THE REQUEST
Make an exact copy of the lines, leaving the pictures out.

DATA PROVIDED

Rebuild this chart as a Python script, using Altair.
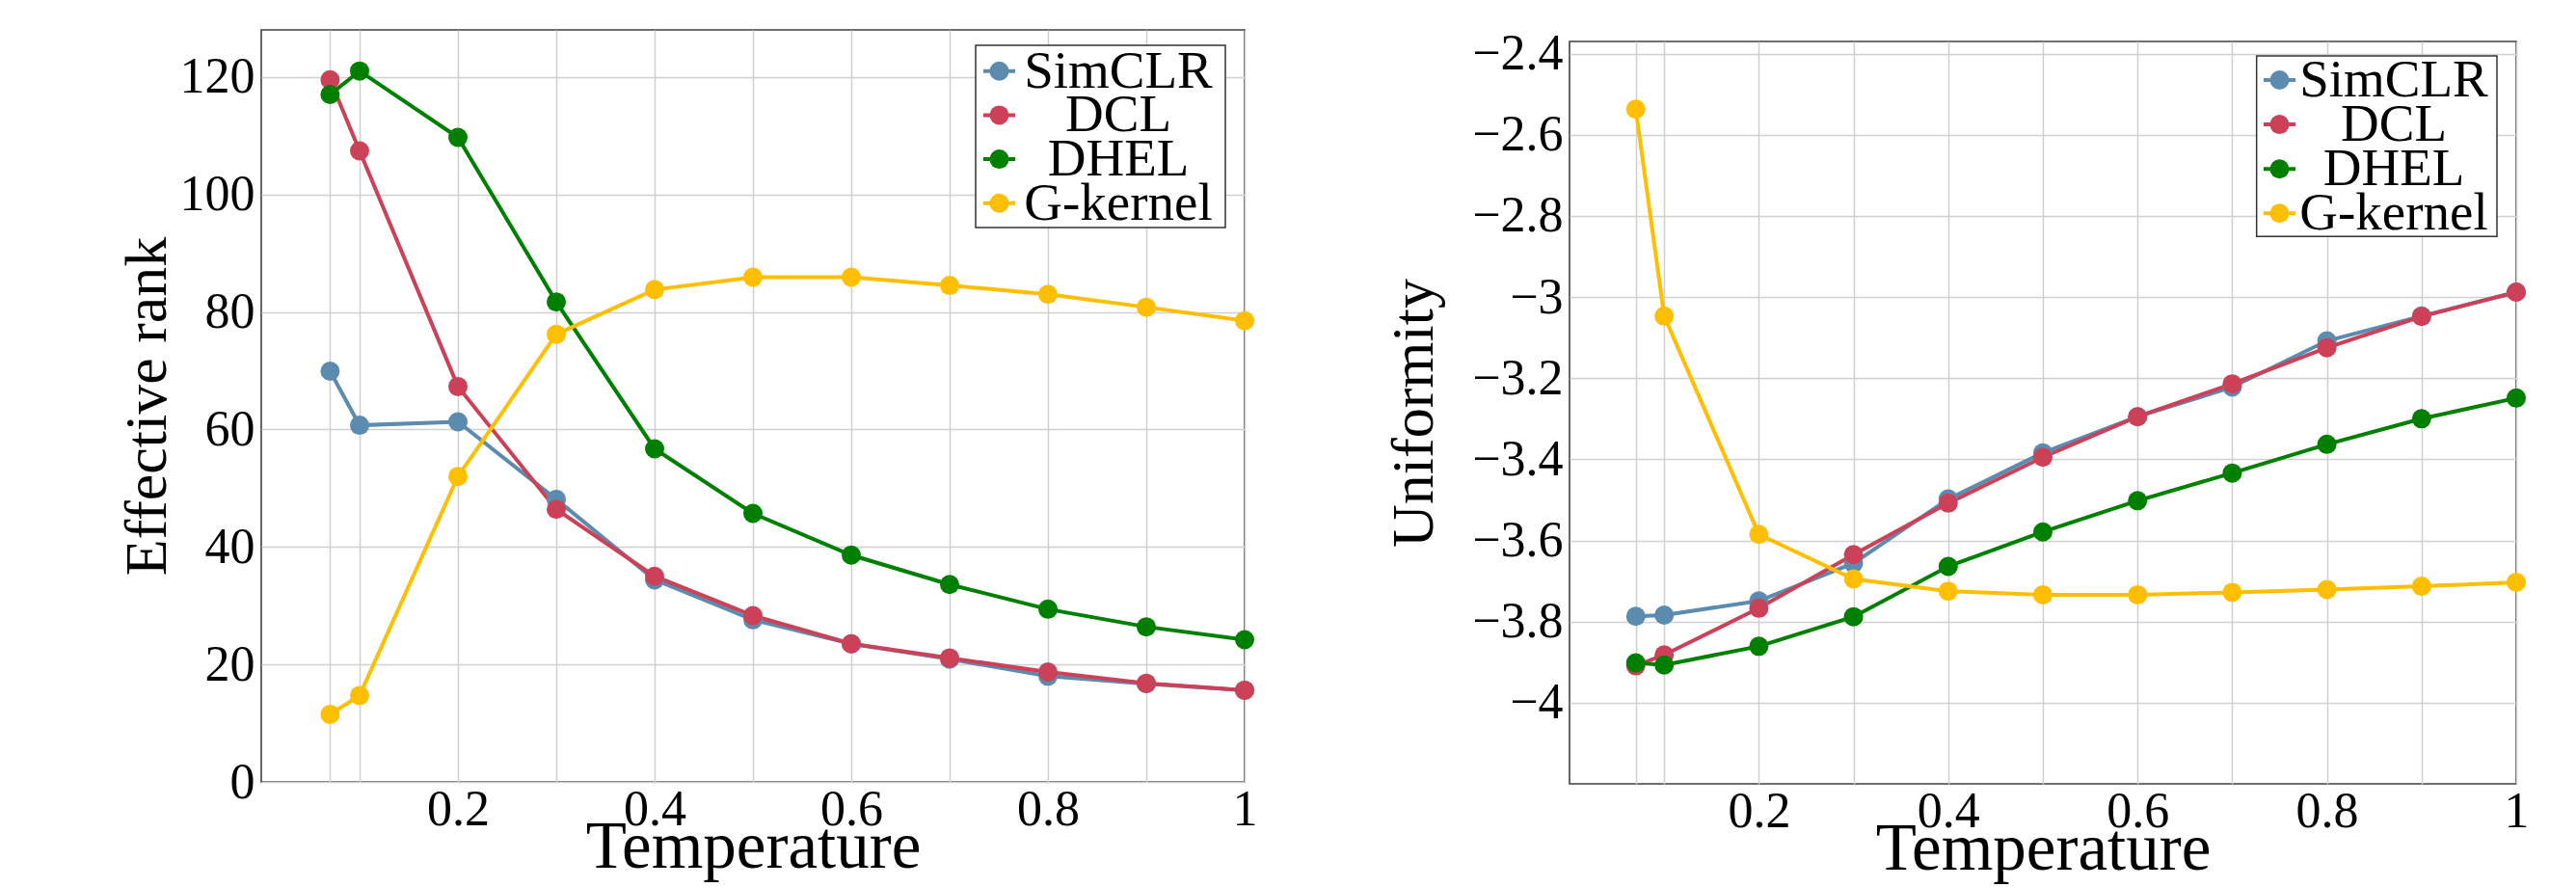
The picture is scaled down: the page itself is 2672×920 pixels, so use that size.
import json
import altair as alt
import pandas as pd

# ---------------- data ----------------
temps = [0.07, 0.1, 0.2, 0.3, 0.4, 0.5, 0.6, 0.7, 0.8, 0.9, 1.0]
methods = ["SimCLR", "DCL", "DHEL", "G-kernel"]
colors = ["#5B8BAE", "#CC4157", "#008000", "#FFBF00"]

rank_simclr = [69.9, 60.7, 61.3, 48.1, 34.4, 27.6, 23.5, 20.9, 18.0, 16.7, 15.6]
rank_dcl = [119.5, 107.4, 67.3, 46.4, 35.0, 28.3, 23.5, 21.1, 18.7, 16.8, 15.6]
rank_dhel = [117.0, 121.0, 109.7, 81.7, 56.7, 45.7, 38.6, 33.6, 29.4, 26.4, 24.2]
rank_gk = [11.5, 14.7, 52.0, 76.2, 83.8, 85.9, 85.9, 84.5, 83.0, 80.8, 78.5]

unif_simclr = [-3.787, -3.784, -3.749, -3.656, -3.498, -3.384, -3.295, -3.222, -3.108, -3.047, -2.988]
unif_dcl = [-3.909, -3.882, -3.767, -3.635, -3.508, -3.395, -3.295, -3.214, -3.125, -3.048, -2.988]
unif_dhel = [-3.902, -3.907, -3.861, -3.788, -3.664, -3.579, -3.502, -3.434, -3.363, -3.300, -3.249]
unif_gk = [-2.537, -3.047, -3.585, -3.695, -3.725, -3.734, -3.734, -3.728, -3.721, -3.713, -3.703]

x_grid = [0.07, 0.1, 0.2, 0.3, 0.4, 0.5, 0.6, 0.7, 0.8, 0.9, 1.0]
x_labels = ["0.2", "0.4", "0.6", "0.8", "1"]
rank_ticks = [0, 20, 40, 60, 80, 100, 120]
unif_ticks = [-4, -3.8, -3.6, -3.4, -3.2, -3, -2.8, -2.6, -2.4]


def long_df(series_list):
    rows = []
    for m, vals in zip(methods, series_list):
        for t, v in zip(temps, vals):
            rows.append({"method": m, "temp": t, "value": v})
    return pd.DataFrame(rows)


rank_df = long_df([rank_simclr, rank_dcl, rank_dhel, rank_gk])
unif_df = long_df([unif_simclr, unif_dcl, unif_dhel, unif_gk])
legend_df = pd.DataFrame({"method": methods})
box_df = pd.DataFrame({"k": [0]})

FONT = "Liberation Serif"
label_expr = (
    "indexof(" + json.dumps(x_labels) + ", format(datum.value, '.2~f')) >= 0"
    " ? format(datum.value, '.2~f') : ''"
)

color_scale = alt.Scale(domain=methods, range=colors)


def legend_layer(box, line_x, rows, label_x):
    """In-plot legend placed in pixel coordinates of the plot area."""
    ysc = alt.Y(
        "method:N",
        scale=alt.Scale(type="point", domain=methods, range=rows, padding=0),
        axis=None,
    )
    col = alt.Color("method:N", scale=color_scale, legend=None)
    frame = alt.Chart(box_df).mark_rect(
        fill="white", stroke="#333333", strokeWidth=1.5
    ).encode(
        x=alt.value(box[0]), x2=alt.value(box[1]),
        y=alt.value(box[2]), y2=alt.value(box[3]),
    )
    rules = alt.Chart(legend_df).mark_rule(strokeWidth=4).encode(
        x=alt.value(line_x[0]), x2=alt.value(line_x[1]), y=ysc, color=col
    )
    dots = alt.Chart(legend_df).mark_point(filled=True, size=400, opacity=1).encode(
        x=alt.value((line_x[0] + line_x[1]) / 2), y=ysc, color=col
    )
    texts = alt.Chart(legend_df).mark_text(
        font=FONT, fontSize=55, align="center", baseline="middle", color="black"
    ).encode(x=alt.value(label_x), y=ysc, text="method:N")
    return alt.layer(frame, rules, dots, texts)


def panel(df, ytitle, ydomain, yvalues, yformat, width, height, title_x, leg):
    base = alt.Chart(df).encode(
        x=alt.X(
            "temp:Q",
            scale=alt.Scale(domain=[0, 1], nice=False, zero=False),
            axis=alt.Axis(
                values=x_grid,
                labelExpr=label_expr,
                title="Temperature",
                titleFontSize=69,
                titleY=88,
                titleBaseline="alphabetic",
                labelPadding=3,
                labelOverlap=False,
                labelFlush=False,
            ),
        ),
        y=alt.Y(
            "value:Q",
            scale=alt.Scale(domain=ydomain, nice=False, zero=False),
            axis=alt.Axis(
                values=yvalues,
                format=yformat,
                title=ytitle,
                titleX=title_x,
                titleBaseline="alphabetic",
                labelPadding=7,
                labelOverlap=False,
                labelFlush=False,
            ),
        ),
        color=alt.Color("method:N", scale=color_scale, legend=None),
    )
    line = base.mark_line(strokeWidth=4)
    pts = base.mark_point(filled=True, size=400, opacity=1)
    data_layer = alt.layer(line, pts)
    return (
        alt.layer(data_layer, legend_layer(*leg))
        .resolve_scale(y="independent")
        .properties(width=width, height=height)
    )


left = panel(
    rank_df, "Effective rank", [0, 128], rank_ticks, "d", 1020, 780, -100,
    ((741, 1000, 16, 205), (749, 782), [42.7, 179.8], 889),
)
right = panel(
    unif_df, "Uniformity", [-4.2, -2.37], unif_ticks, ".1~f", 982, 770, -143,
    ((712.7, 962, 15, 202.3), (720, 753), [40.0, 178.3], 855),
)

spacer = (
    alt.Chart(pd.DataFrame({"v": [0]}))
    .mark_point(opacity=0)
    .encode(x=alt.X("v:Q", axis=None), y=alt.Y("v:Q", axis=None))
    .properties(width=982, height=1, view=alt.ViewBackground(strokeOpacity=0))
)

right_col = alt.vconcat(spacer, right, spacing=11, bounds="flush")

chart = (
    alt.hconcat(left, right_col, spacing=337, bounds="flush")
    .properties(padding={"left": 112, "top": 20, "right": 5, "bottom": 5})
    .configure_axis(
        labelFont=FONT,
        labelFontSize=52,
        labelColor="black",
        titleFont=FONT,
        titleFontSize=62,
        titleFontWeight="normal",
        titleColor="black",
        grid=True,
        gridColor="#d0d0d0",
        gridWidth=1.5,
        domain=False,
        ticks=False,
        tickSize=0,
    )
    .configure_view(stroke="#404040", strokeWidth=1.6)
)

chart.save("out.html", embed_options={"renderer": "svg", "actions": False})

SOLUTION FOR THIS EXERCISE
Rebuild this chart as a Python script, using Altair.
The picture is scaled down: the page itself is 2672×920 pixels, so use that size.
import json
import altair as alt
import pandas as pd

# ---------------- data ----------------
temps = [0.07, 0.1, 0.2, 0.3, 0.4, 0.5, 0.6, 0.7, 0.8, 0.9, 1.0]
methods = ["SimCLR", "DCL", "DHEL", "G-kernel"]
colors = ["#5B8BAE", "#CC4157", "#008000", "#FFBF00"]

rank_simclr = [69.9, 60.7, 61.3, 48.1, 34.4, 27.6, 23.5, 20.9, 18.0, 16.7, 15.6]
rank_dcl = [119.5, 107.4, 67.3, 46.4, 35.0, 28.3, 23.5, 21.1, 18.7, 16.8, 15.6]
rank_dhel = [117.0, 121.0, 109.7, 81.7, 56.7, 45.7, 38.6, 33.6, 29.4, 26.4, 24.2]
rank_gk = [11.5, 14.7, 52.0, 76.2, 83.8, 85.9, 85.9, 84.5, 83.0, 80.8, 78.5]

unif_simclr = [-3.787, -3.784, -3.749, -3.656, -3.498, -3.384, -3.295, -3.222, -3.108, -3.047, -2.988]
unif_dcl = [-3.909, -3.882, -3.767, -3.635, -3.508, -3.395, -3.295, -3.214, -3.125, -3.048, -2.988]
unif_dhel = [-3.902, -3.907, -3.861, -3.788, -3.664, -3.579, -3.502, -3.434, -3.363, -3.300, -3.249]
unif_gk = [-2.537, -3.047, -3.585, -3.695, -3.725, -3.734, -3.734, -3.728, -3.721, -3.713, -3.703]

x_grid = [0.07, 0.1, 0.2, 0.3, 0.4, 0.5, 0.6, 0.7, 0.8, 0.9, 1.0]
x_labels = ["0.2", "0.4", "0.6", "0.8", "1"]
rank_ticks = [0, 20, 40, 60, 80, 100, 120]
unif_ticks = [-4, -3.8, -3.6, -3.4, -3.2, -3, -2.8, -2.6, -2.4]


def long_df(series_list):
    rows = []
    for m, vals in zip(methods, series_list):
        for t, v in zip(temps, vals):
            rows.append({"method": m, "temp": t, "value": v})
    return pd.DataFrame(rows)


rank_df = long_df([rank_simclr, rank_dcl, rank_dhel, rank_gk])
unif_df = long_df([unif_simclr, unif_dcl, unif_dhel, unif_gk])
legend_df = pd.DataFrame({"method": methods})
box_df = pd.DataFrame({"k": [0]})

FONT = "Liberation Serif"
label_expr = (
    "indexof(" + json.dumps(x_labels) + ", format(datum.value, '.2~f')) >= 0"
    " ? format(datum.value, '.2~f') : ''"
)

color_scale = alt.Scale(domain=methods, range=colors)


def legend_layer(box, line_x, rows, label_x):
    """In-plot legend placed in pixel coordinates of the plot area."""
    ysc = alt.Y(
        "method:N",
        scale=alt.Scale(type="point", domain=methods, range=rows, padding=0),
        axis=None,
    )
    col = alt.Color("method:N", scale=color_scale, legend=None)
    frame = alt.Chart(box_df).mark_rect(
        fill="white", stroke="#333333", strokeWidth=1.5
    ).encode(
        x=alt.value(box[0]), x2=alt.value(box[1]),
        y=alt.value(box[2]), y2=alt.value(box[3]),
    )
    rules = alt.Chart(legend_df).mark_rule(strokeWidth=4).encode(
        x=alt.value(line_x[0]), x2=alt.value(line_x[1]), y=ysc, color=col
    )
    dots = alt.Chart(legend_df).mark_point(filled=True, size=400, opacity=1).encode(
        x=alt.value((line_x[0] + line_x[1]) / 2), y=ysc, color=col
    )
    texts = alt.Chart(legend_df).mark_text(
        font=FONT, fontSize=55, align="center", baseline="middle", color="black"
    ).encode(x=alt.value(label_x), y=ysc, text="method:N")
    return alt.layer(frame, rules, dots, texts)


def panel(df, ytitle, ydomain, yvalues, yformat, width, height, title_x, leg):
    base = alt.Chart(df).encode(
        x=alt.X(
            "temp:Q",
            scale=alt.Scale(domain=[0, 1], nice=False, zero=False),
            axis=alt.Axis(
                values=x_grid,
                labelExpr=label_expr,
                title="Temperature",
                titleFontSize=69,
                titleY=88,
                titleBaseline="alphabetic",
                labelPadding=3,
                labelOverlap=False,
                labelFlush=False,
            ),
        ),
        y=alt.Y(
            "value:Q",
            scale=alt.Scale(domain=ydomain, nice=False, zero=False),
            axis=alt.Axis(
                values=yvalues,
                format=yformat,
                title=ytitle,
                titleX=title_x,
                titleBaseline="alphabetic",
                labelPadding=7,
                labelOverlap=False,
                labelFlush=False,
            ),
        ),
        color=alt.Color("method:N", scale=color_scale, legend=None),
    )
    line = base.mark_line(strokeWidth=4)
    pts = base.mark_point(filled=True, size=400, opacity=1)
    data_layer = alt.layer(line, pts)
    return (
        alt.layer(data_layer, legend_layer(*leg))
        .resolve_scale(y="independent")
        .properties(width=width, height=height)
    )


left = panel(
    rank_df, "Effective rank", [0, 128], rank_ticks, "d", 1020, 780, -100,
    ((741, 1000, 16, 205), (749, 782), [42.7, 179.8], 889),
)
right = panel(
    unif_df, "Uniformity", [-4.2, -2.37], unif_ticks, ".1~f", 982, 770, -143,
    ((712.7, 962, 15, 202.3), (720, 753), [40.0, 178.3], 855),
)

spacer = (
    alt.Chart(pd.DataFrame({"v": [0]}))
    .mark_point(opacity=0)
    .encode(x=alt.X("v:Q", axis=None), y=alt.Y("v:Q", axis=None))
    .properties(width=982, height=1, view=alt.ViewBackground(strokeOpacity=0))
)

right_col = alt.vconcat(spacer, right, spacing=11, bounds="flush")

chart = (
    alt.hconcat(left, right_col, spacing=337, bounds="flush")
    .properties(padding={"left": 112, "top": 20, "right": 5, "bottom": 5})
    .configure_axis(
        labelFont=FONT,
        labelFontSize=52,
        labelColor="black",
        titleFont=FONT,
        titleFontSize=62,
        titleFontWeight="normal",
        titleColor="black",
        grid=True,
        gridColor="#d0d0d0",
        gridWidth=1.5,
        domain=False,
        ticks=False,
        tickSize=0,
    )
    .configure_view(stroke="#404040", strokeWidth=1.6)
)

chart.save("out.html", embed_options={"renderer": "svg", "actions": False})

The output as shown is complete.